Integrative statistical approaches for the analysis of whole-genome sequencing data
Iuliana Ionita-Laza, Ph.D., Associate Professor - Biostatistics - Columbia University
October 25, 2018
3:30 pm - 5:00 pm
3755 SPH I
1415 Washington Heights
Ann Arbor, MI 48109-2029
Sponsored by: Depart,emt of Biostatistics
Contact Information: Zhenke Wu (zhenkewu@umich.edu); Peisong Han (peisong@umich.edu)

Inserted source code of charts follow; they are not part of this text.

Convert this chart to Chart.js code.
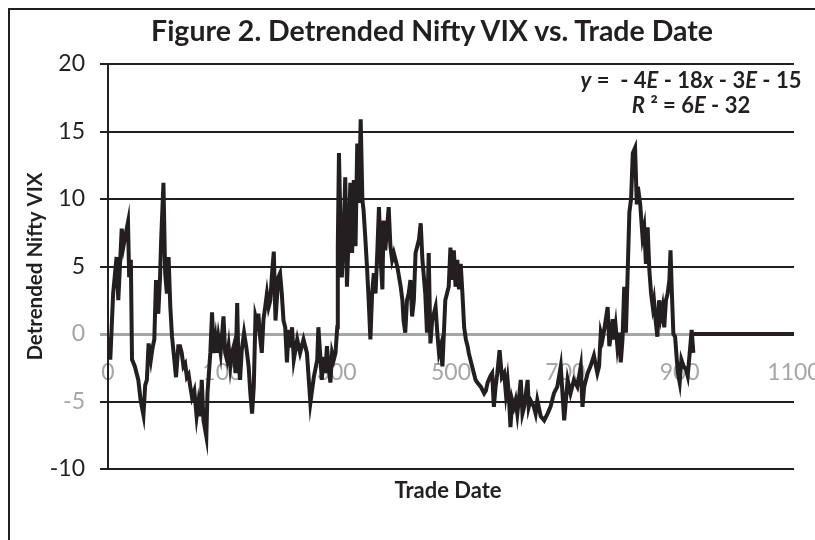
<!DOCTYPE html>
<html>
<head>
<meta charset="utf-8">
<script src="https://cdn.jsdelivr.net/npm/chart.js@4.4.0/dist/chart.umd.min.js"></script>
<style>
html, body { margin: 0; padding: 0; background: #fff; }
#wrap { position: relative; width: 815px; height: 540px; overflow: hidden; font-family: Lato, "Open Sans", sans-serif; color: #231f20; }
#frame { position: absolute; left: 8px; top: 8px; width: 900px; height: 700px; border: 2px solid #231f20; box-sizing: border-box; }
#c { position: absolute; left: 0; top: 0; }
.txt { position: absolute; white-space: nowrap; transform: translateX(-50%); font-weight: bold; }
#title { left: 432px; top: 13px; font-size: 28.5px; line-height: 34px; }
#eq1 { left: 691px; top: 67px; font-size: 22px; line-height: 26px; }
#eq2 { left: 691px; top: 92px; font-size: 22px; line-height: 26px; }
#xtitle { left: 448px; top: 477px; font-size: 22px; line-height: 26px; }
</style>
</head>
<body>
<div id="wrap">
  <div id="frame"></div>
  <canvas id="c" width="815" height="540"></canvas>
  <div class="txt" id="title">Figure 2. Detrended Nifty VIX vs. Trade Date</div>
  <div class="txt" id="eq1"><i>y</i> =&nbsp; - 4<i>E</i> - 18<i>x</i> - 3<i>E</i> - 15</div>
  <div class="txt" id="eq2"><i>R</i> ² = 6<i>E</i> - 32</div>
  <div class="txt" id="xtitle">Trade Date</div>
</div>
<script>
// trade date index (x) and detrended VIX (y)
const dayIdx = [0,4,9,15,18,24,27,30,35,37,40,42,47,53,57,62,65,68,71,75,78,81,84,88,91,93,97,100,103,106,109,112,116,119,123,126,129,132,135,138,141,144,147,151,155,158,161,164,167,172,174,179,182,185,188,190,193,197,202,205,208,211,214,217,220,223,226,228,231,234,238,242,246,249,252,255,258,261,263,266,269,272,275,278,281,284,287,290,293,296,298,301,304,307,310,313,316,319,322,325,331,336,342,348,354,360,366,368,371,374,377,380,383,386,389,392,395,398,401,402,404,407,409,412,415,418,421,424,427,430,433,436,439,442,445,447,450,453,456,459,462,465,468,471,474,477,480,482,485,488,491,494,497,500,506,512,515,517,520,523,526,529,532,535,538,541,544,547,550,552,555,558,561,564,567,570,573,576,579,582,585,588,590,593,596,599,602,605,608,611,614,617,620,623,626,629,631,634,637,640,643,646,652,658,661,664,669,672,675,678,681,685,689,693,696,699,701,704,707,710,713,716,719,722,725,728,734,736,739,745,748,751,757,763,769,774,780,786,792,798,804,809,815,821,827,830,833,839,844,850,856,859,862,865,868,874,877,880,883,885,888,891,894,897,900,903,906,909,912,915,918,922,925,927,931,935,938,941,944,947,950,953,955,958,961,964,967,970,973,976,979,982,984,986,989,992,995,997,1000,1003,1007,1011,1014,1018,1021,1024];
const vixVals = [-0.2,-1.9,3.0,5.7,2.5,7.8,6.5,7.2,8.3,4.2,5.5,-1.9,-2.4,-3.4,-4.9,-6.0,-3.8,-3.4,-0.7,-1.9,-1.0,-0.4,4.0,1.5,4.2,7.0,11.2,4.5,3.0,5.7,2.0,-0.2,-1.9,-3.2,-0.9,-0.9,-1.4,-2.4,-2.2,-3.2,-3.0,-3.9,-4.7,-4.2,-6.1,-5.1,-6.1,-3.4,-6.4,-7.6,-4.4,-1.4,1.6,-1.4,-0.4,-1.4,-0.2,-1.4,1.3,-1.4,-1.9,-0.9,-2.4,-1.4,-0.9,-2.9,2.3,-1.9,-3.4,-1.2,0.1,-1.0,-2.4,-4.4,-5.9,-3.9,1.3,0.8,1.5,-0.2,-1.4,1.1,2.0,3.0,2.0,2.5,4.5,6.1,1.0,3.0,4.2,4.5,3.0,1.0,0.5,-2.1,0.3,-1.0,0.5,-1.9,-0.4,-1.4,-0.4,-1.4,-5.1,-3.2,-1.9,0.5,-1.4,-3.4,-1.7,-2.9,-0.9,-2.4,-3.6,-1.4,-1.9,-1.4,0.5,6.5,13.4,7.5,4.2,7.0,11.6,3.5,7.4,11.2,6.0,11.4,6.5,14.1,9.7,15.9,9.9,9.2,7.2,5.0,2.5,-0.4,3.0,4.5,3.0,6.0,9.4,5.5,3.3,8.4,6.2,7.7,9.4,6.5,5.5,6.0,5.0,3.5,2.5,1.0,0.1,2.5,3.0,4.0,1.3,2.5,6.0,6.5,7.0,8.2,5.5,4.5,3.0,0.1,6.0,-0.7,1.0,1.5,2.0,0.1,-1.4,-0.9,-2.4,0.5,2.5,3.0,3.5,6.4,4.0,6.2,3.5,5.5,3.3,5.2,3.0,0.5,-0.4,-0.9,-1.4,-1.9,-2.4,-2.9,-3.4,-3.6,-3.9,-4.4,-4.2,-3.6,-3.1,-2.9,-5.4,-3.9,-2.9,-1.2,-3.2,-2.9,-4.4,-3.4,-4.4,-6.9,-4.9,-5.4,-4.9,-5.9,-4.7,-3.4,-5.9,-5.4,-3.4,-5.4,-4.9,-5.4,-5.9,-4.9,-6.1,-6.4,-5.9,-5.4,-4.4,-3.9,-2.4,-6.4,-3.4,-4.4,-3.4,-3.9,-2.4,-5.4,-3.9,-2.9,-2.4,-1.6,-2.9,-2.4,0.1,-0.4,0.3,2.0,-0.9,0.1,1.1,-0.4,0.6,-0.9,0.1,-2.1,-0.4,3.5,0.1,4.5,9.0,10.0,13.4,13.8,9.6,10.9,9.6,7.2,7.9,5.2,7.9,4.7,3.0,2.0,2.5,1.0,-0.2,2.5,1.3,2.0,0.5,2.5,3.0,4.0,6.2,3.5,0.0,-0.2,-1.9,-2.9,-3.6,-1.9,-2.4,-2.6,-3.1,-1.2,0.3,-1.4];

// linear trend line (y ~ 0), extended forward past the last point
const trendX = [1024, 1200];
const trendY = [0, 0];

const xTickLabels = ['0', '100', '300', '500', '700', '900', '1100'];
const yTicks = { min: -10, max: 20, step: 5 };

const ink = '#231f20';
const grey = '#a6a6a6';
const fam = 'Lato, "Open Sans", sans-serif';

const pts = dayIdx.map((d, i) => ({ x: d, y: vixVals[i] }));
const trend = trendX.map((d, i) => ({ x: d, y: trendY[i] }));

new Chart(document.getElementById('c'), {
  type: 'line',
  data: {
    datasets: [
      { data: pts, borderColor: ink, borderWidth: 4, pointRadius: 0, tension: 0, order: 2 },
      { data: trend, borderColor: ink, borderWidth: 4, pointRadius: 0, order: 1 }
    ]
  },
  options: {
    responsive: false,
    animation: false,
    layout: { padding: { top: 64, right: 21, bottom: 71, left: 0 } },
    plugins: { legend: { display: false }, tooltip: { enabled: false } },
    scales: {
      x: {
        type: 'linear',
        position: 'bottom',
        min: 0, max: 1200,
        ticks: {
          // mirrored so the labels sit up under the zero line, like the original
          stepSize: 200, autoSkip: false, maxRotation: 0, mirror: true, padding: 83,
          color: grey, font: { family: fam, size: 23 },
          callback: (v, i) => xTickLabels[i]
        },
        grid: { display: false },
        border: { display: false },
        afterFit: s => { s.height = 0; s.paddingLeft = 0; s.paddingRight = 0; }
      },
      y: {
        min: yTicks.min, max: yTicks.max,
        ticks: {
          stepSize: yTicks.step, padding: 15,
          font: { family: fam, size: 23 },
          color: c => (c.tick && (c.tick.value === 0 || c.tick.value === -5)) ? grey : ink
        },
        grid: {
          color: c => (c.tick && c.tick.value === 0) ? grey : ink,
          lineWidth: c => (c.tick && c.tick.value === 0) ? 3 : 2,
          tickLength: 8
        },
        border: { color: ink, width: 2 },
        title: {
          display: true, text: 'Detrended Nifty VIX', color: ink,
          font: { family: fam, size: 20.5, weight: 'bold' }, padding: { top: 23, bottom: 0 }
        },
        afterFit: s => { s.width = 108; }
      }
    }
  }
});
</script>
</body>
</html>
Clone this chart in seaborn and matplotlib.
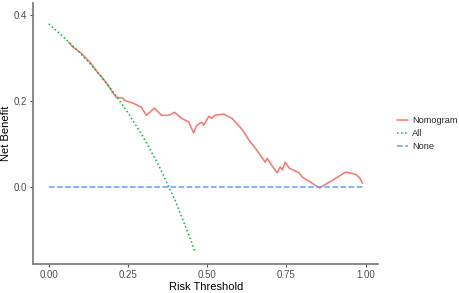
import seaborn as sns
import matplotlib.pyplot as plt
import pandas as pd

# decision curve values
nomo_t = [0.063, 0.076, 0.102, 0.133, 0.156, 0.171, 0.187, 0.203, 0.213, 0.235, 0.238,
          0.267, 0.292, 0.308, 0.333, 0.356, 0.378, 0.397, 0.419, 0.441, 0.457, 0.467,
          0.483, 0.489, 0.505, 0.514, 0.524, 0.552, 0.578, 0.603, 0.616, 0.632, 0.651,
          0.663, 0.683, 0.689, 0.705, 0.721, 0.730, 0.737, 0.746, 0.759, 0.790, 0.800,
          0.825, 0.854, 0.895, 0.937, 0.968, 0.981, 0.990]
nomo_nb = [0.337, 0.326, 0.312, 0.288, 0.265, 0.253, 0.237, 0.219, 0.209, 0.207, 0.202,
           0.195, 0.186, 0.167, 0.184, 0.167, 0.167, 0.174, 0.160, 0.152, 0.126, 0.144,
           0.151, 0.144, 0.165, 0.160, 0.167, 0.170, 0.160, 0.140, 0.128, 0.109, 0.091,
           0.079, 0.058, 0.067, 0.049, 0.033, 0.047, 0.040, 0.058, 0.044, 0.033, 0.023,
           0.012, -0.002, 0.016, 0.035, 0.030, 0.021, 0.009]
all_t = [0.00, 0.05, 0.10, 0.15, 0.20, 0.25, 0.30, 0.35, 0.40, 0.45, 0.46]
all_nb = [0.380, 0.347, 0.311, 0.271, 0.225, 0.173, 0.114, 0.046, -0.033, -0.127, -0.148]
none_t = [0.00, 0.99]
none_nb = [0.0, 0.0]

labels = ["Nomogram", "All", "None"]
colors = ["#F8766D", "#00BA38", "#619CFF"]
styles = ["-", ":", "--"]

df = pd.concat([
    pd.DataFrame({"thr": nomo_t, "nb": nomo_nb, "model": "Nomogram"}),
    pd.DataFrame({"thr": all_t, "nb": all_nb, "model": "All"}),
    pd.DataFrame({"thr": none_t, "nb": none_nb, "model": "None"}),
])

sns.set_style("ticks")
plt.rcParams["font.family"] = ["Liberation Sans", "DejaVu Sans"]

fig = plt.figure(figsize=(4.59, 2.93), dpi=100)
ax = fig.add_axes([0.072, 0.099, 0.752, 0.89])

for lab, col, ls in zip(labels, colors, styles):
    sns.lineplot(data=df[df.model == lab], x="thr", y="nb", color=col,
                 linestyle=ls, linewidth=1.1, label=lab, ax=ax, sort=False)

ax.set_xlim(-0.0495, 1.0395)
ax.set_ylim(-0.179, 0.428)
ax.set_xticks([0, 0.25, 0.5, 0.75, 1.0])
ax.set_xticklabels(["0.00", "0.25", "0.50", "0.75", "1.00"])
ax.set_yticks([0.0, 0.2, 0.4])
ax.set_yticklabels(["0.0", "0.2", "0.4"])
ax.set_xlabel("Risk Threshold", fontsize=8, color="black", labelpad=1)
ax.set_ylabel("Net Benefit", fontsize=8, color="black", labelpad=2)
ax.tick_params(labelsize=7, colors="#4D4D4D", length=2.5, width=0.8, pad=2)
for t in ax.get_xticklabels() + ax.get_yticklabels():
    t.set_color("#4D4D4D")
sns.despine(ax=ax)
for s in ["left", "bottom"]:
    ax.spines[s].set_color("#808080")
    ax.spines[s].set_linewidth(1.3)

ax.legend(loc="center left", bbox_to_anchor=(1.03, 0.5), frameon=False,
          fontsize=6.6, handlelength=1.2, handletextpad=0.5, labelspacing=0.45)

fig.savefig("out.png", dpi=100)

Continuous advances in massively parallel sequencing technologies make large whole-genome sequencing studies increasingly feasible, including the NHLBI Trans-Omics for Precision Medicine (TopMed) and UK Biobank studies. The analysis of such data is challenging due to the large number of rare variants in noncoding regions of the genome, our poor understanding of their functional effects, and the lack of natural units for testing (e.g. the analogue of genes in coding regions). In this talk I will describe some of our effort to address these challenges using statistical and computational approaches. In particular, I will first discuss an unsupervised approach based on a latent Dirichlet allocation model to predict functional effects of genetic variants in a cell type/tissue specific manner. I will also introduce further extensions to the semi-supervised setting where high-quality experimentally derived labels are available for a small to modest number of variants. I will then discuss GenoScan, a scan statistic approach to simultaneously detect the existence, and estimate the location of the association signal in a pre-specified large region or at genome-wide scale. GenoScan can incorporate multiple functional annotations of genetic variants for improved power to identify the signals in noncoding regions. I will show applications to several datasets, including the Metabochip dataset on 12,281 individuals, and whole-genome sequencing data in the Simons Simplex Collection (SSC). Light refreshments for seminar guests will be served at 3:10 p.m.